Les danses qui hantent le dernier spectacle d'Eszter Salamon ne sont pas extraites d'un livre d'histoire. Car l'histoire de ces danses ne figure dans aucun livre, n'est pratiquée dans aucun cours, n'est discutée par personne.

Difficile donc de savoir avec précision d'où proviennent ces formes populaires ou tribales que la chorégraphe fait ressurgir des tréfonds de la mémoire collective. Elles habitent la danse macabre et guerrière de Monument 0, où Salamon nous embarque dans un train fantôme dansé, entre expressionisme et tribalisme. Il est vrai qu’on éprouve rarement un tel sentiment de surprise, de choc esthétique et culturel face à une pièce de danse.

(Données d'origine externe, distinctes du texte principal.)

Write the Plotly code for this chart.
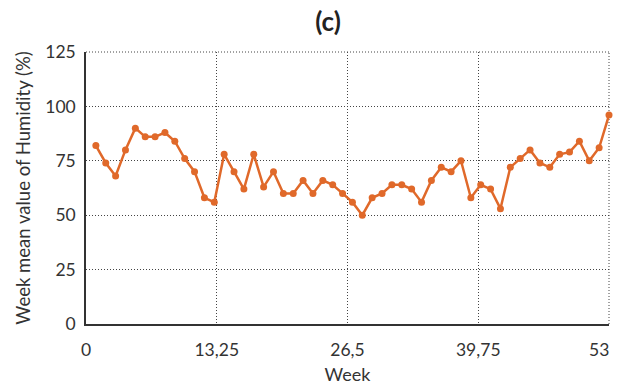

Galerie photo © Ursula Kaufmann

Reproduire le trouble qu’ont pu provoquer des œuvres-clé comme Le Sacre du printemps ou les pièces de Mary Wigman n’est pas une mince affaire.Ici, nous y sommes.

Salamon nous laisse largement le temps de rester abasourdis et fascinés par les sauts, les costumes, les visages de morts, l’éclat des couteaux ainsi que par les sons gutturaux et animaliers qui sortent des gorges et des ténèbres.

La multiplication des signes, de la monstruosité aux vanités, de la présence de la mort à l’animalité, convergent vers une humanité partagée et font resurgir les sphères refoulées. La portée anthropologique et philosophique de cette création dépasse l’ordinaire. Le caractère non-identifiable des traditions convoquées pour ces danses ouvre vers une abstraction qui exclut tout exotisme primaire et renvoie le spectateur directement vers lui-même.

Avec cette approche méta-ethnique, nourrie des danses traditionnelles de plusieurs continents, faisons-nous face à la représentation d’un fantasme colonial ou à une exploration humaniste dans l’esprit universel d’un Jean Rouch ou d’un David Le Breton ?

Ces morts de guerres coloniales ou autres, ces êtres encore liés à un état radical de l’humanité dont nous voyons ici danser les fantômes, peuvent-ils nous interroger davantage sur notre vie actuelle ?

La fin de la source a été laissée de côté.